Há as habituais referências a África e à tropa, mesmo que de forma muito ténue. E as histórias paralelas que abordam o aborto, maus tratos e relações ocasionais. Depois de todas as evidências e aparências dos personagens há o submundo, a parte frágil e humana de cada um deles. Os livros de ALA, ao contrário do que o próprio não assume, são difíceis de perceber. Os leitores habituais terão bastante menos dificuldades para perceber as frase polifónicas, analepses e prolepses mas há uma analogia cinematográfica que se poderá fazer com os filmes de David Lynch. Muitas vezes os mistérios não são desfeitos e muitas vezes existem partes que poderão ter sido escritas para serem mesmo incompreensíveis. Quem sabe?

Famílias destruturadas. Traições. Mentiras. Humilhação. Desprezo. Insensibilidade. Mentiras. Ilusões. Indiferença. Destruição. Mostra-nos que o poder pode, quase tudo, mas não tudo. O senhor doutor, a mãe da senhora (mulher do senhor doutor), a senhora e o Marçal (empregado de casaco branco) são as chaves deste livro. Os dados estão lançados. Parte das personagens e do enredo está exposto. Mais não digo. Falta agora o leitor envolver-se e interpretar à sua maneira. Espero que aproveitem e desfrutem este livro que, apesar de denso, é cativante e nada monótono. Não sei se sou eu que me torno a cada livro mais devota do estilo de ALA e dos seus livros, ou se com o passar dos anos, comecei a percebe-lo melhor. Continua com a sua habitual escrita tão real, quotidiana, cuidada e cinematográfica.

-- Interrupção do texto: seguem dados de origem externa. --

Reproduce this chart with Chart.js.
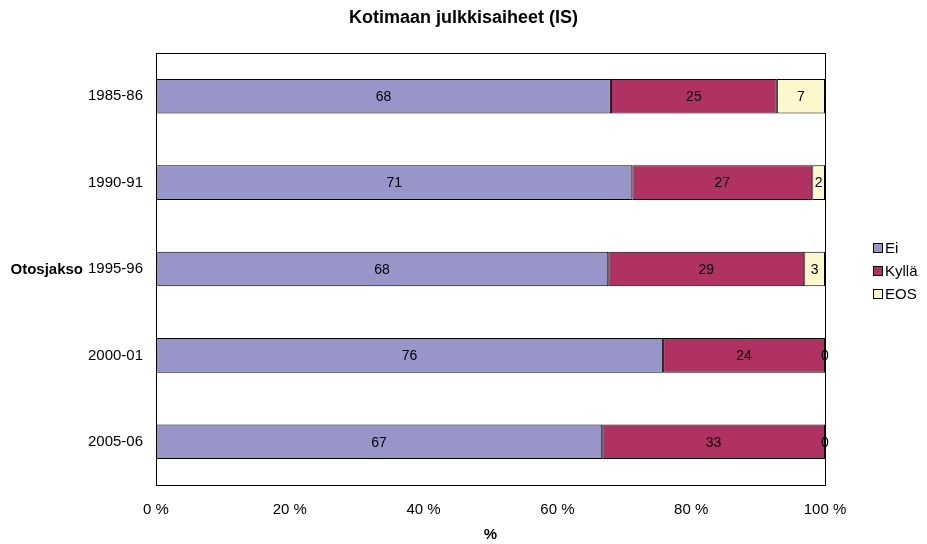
<!DOCTYPE html>
<html>
<head>
<meta charset="utf-8">
<script src="https://cdn.jsdelivr.net/npm/chart.js@4.4.1/dist/chart.umd.min.js"></script>
<style>
  html, body { margin: 0; padding: 0; background: #fff; }
  #wrap { width: 927px; height: 544px; }
</style>
</head>
<body>
<div id="wrap"><canvas id="chart" width="927" height="544"></canvas></div>
<script>
const chartTitle = 'Kotimaan julkkisaiheet (IS)';
const yTitle = 'Otosjakso';
const periods = ['1985-86', '1990-91', '1995-96', '2000-01', '2005-06'];
const ei    = [68.0, 71.2, 67.6, 75.8, 66.7];
const kylla = [24.8, 26.9, 29.3, 24.2, 33.3];
const eos   = [7.2, 1.9, 3.1, 0, 0];
const xTicks = [0, 20, 40, 60, 80, 100];

const FONT = 'Liberation Sans, Arial, sans-serif';
const colors = { ei: '#9896c8', kylla: '#b03262', eos: '#fdf8cc' };

// frame, value labels, title, y title and legend
const extras = {
    id: 'extras',
    afterDatasetsDraw(chart) {
        const ctx = chart.ctx;
        const a = chart.chartArea;
        ctx.save();
        ctx.strokeStyle = '#000';
        ctx.lineWidth = 1;
        ctx.strokeRect(Math.round(a.left) + 0.5, Math.round(a.top) + 0.5,
            Math.round(a.right - a.left), Math.round(a.bottom - a.top));

        ctx.font = '14px ' + FONT;
        ctx.fillStyle = '#000';
        ctx.textAlign = 'center';
        ctx.textBaseline = 'middle';
        chart.data.datasets.forEach((ds, i) => {
            const meta = chart.getDatasetMeta(i);
            meta.data.forEach((el, j) => {
                const v = Math.round(ds.data[j]);
                ctx.fillText(String(v), (el.x + el.base) / 2, el.y + 1);
            });
        });
        ctx.restore();
    },
    afterDraw(chart) {
        const ctx = chart.ctx;
        const yScale = chart.scales.y;
        ctx.save();
        ctx.fillStyle = '#000';
        ctx.textBaseline = 'middle';

        ctx.font = 'bold 18px ' + FONT;
        ctx.textAlign = 'center';
        ctx.fillText(chartTitle, chart.width / 2, 18);

        ctx.font = 'bold 15px ' + FONT;
        ctx.textAlign = 'right';
        ctx.fillText(yTitle, 83, yScale.getPixelForValue(2) + 1);

        ctx.font = '15px ' + FONT;
        ctx.textAlign = 'left';
        const legendY = [248, 271, 294];
        chart.data.datasets.forEach((ds, i) => {
            const y = legendY[i];
            ctx.fillStyle = ds.backgroundColor;
            ctx.fillRect(873, y - 5, 10, 10);
            ctx.strokeStyle = '#000';
            ctx.lineWidth = 1;
            ctx.strokeRect(873.5, y - 4.5, 9, 9);
            ctx.fillStyle = '#000';
            ctx.fillText(ds.label, 885, y + 1);
        });
        ctx.restore();
    }
};

new Chart(document.getElementById('chart'), {
    type: 'bar',
    data: {
        labels: periods,
        datasets: [
            { label: 'Ei', data: ei, backgroundColor: colors.ei },
            { label: 'Kyllä', data: kylla, backgroundColor: colors.kylla },
            { label: 'EOS', data: eos, backgroundColor: colors.eos }
        ].map(d => Object.assign(d, {
            borderColor: '#000', borderWidth: 1, borderSkipped: false,
            barPercentage: 0.4, categoryPercentage: 1
        }))
    },
    options: {
        indexAxis: 'y',
        responsive: false,
        animation: false,
        layout: { padding: { left: 0, right: 102, top: 53, bottom: 0 } },
        plugins: {
            legend: { display: false },
            tooltip: { enabled: false },
            title: { display: false }
        },
        scales: {
            x: {
                stacked: true,
                min: 0, max: 100,
                afterBuildTicks(scale) { scale.ticks = xTicks.map(v => ({ value: v })); },
                ticks: {
                    color: '#000', padding: 16, maxRotation: 0,
                    font: { family: FONT, size: 15 },
                    callback: v => v + ' %'
                },
                grid: { display: false, drawTicks: false },
                border: { display: false },
                title: {
                    display: true, text: '%', color: '#000',
                    font: { family: FONT, size: 15, weight: 'bold' },
                    padding: { top: 5, bottom: 0 }
                },
                afterFit(scale) { scale.height = 59; }
            },
            y: {
                stacked: true,
                ticks: {
                    color: '#000', padding: 13,
                    font: { family: FONT, size: 15 }
                },
                grid: { display: false, drawTicks: false },
                border: { display: false },
                afterFit(scale) { scale.width = 156; }
            }
        }
    },
    plugins: [extras]
});
</script>
</body>
</html>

Este livro já estava escrito há dois anos. Por esse motivo, não há qualquer relação entre os factos actuais do poder e queda dos banqueiros e bancos e a sua queda com este livro. Parece tratar-se de um pronúncio mas (provavelmente) não passa (de uma mera) coincidência. O livro não está organizado de acordo com este texto. Este texto é (apenas) a interpretação que faço do livro, que poderá não ser a verdadeira.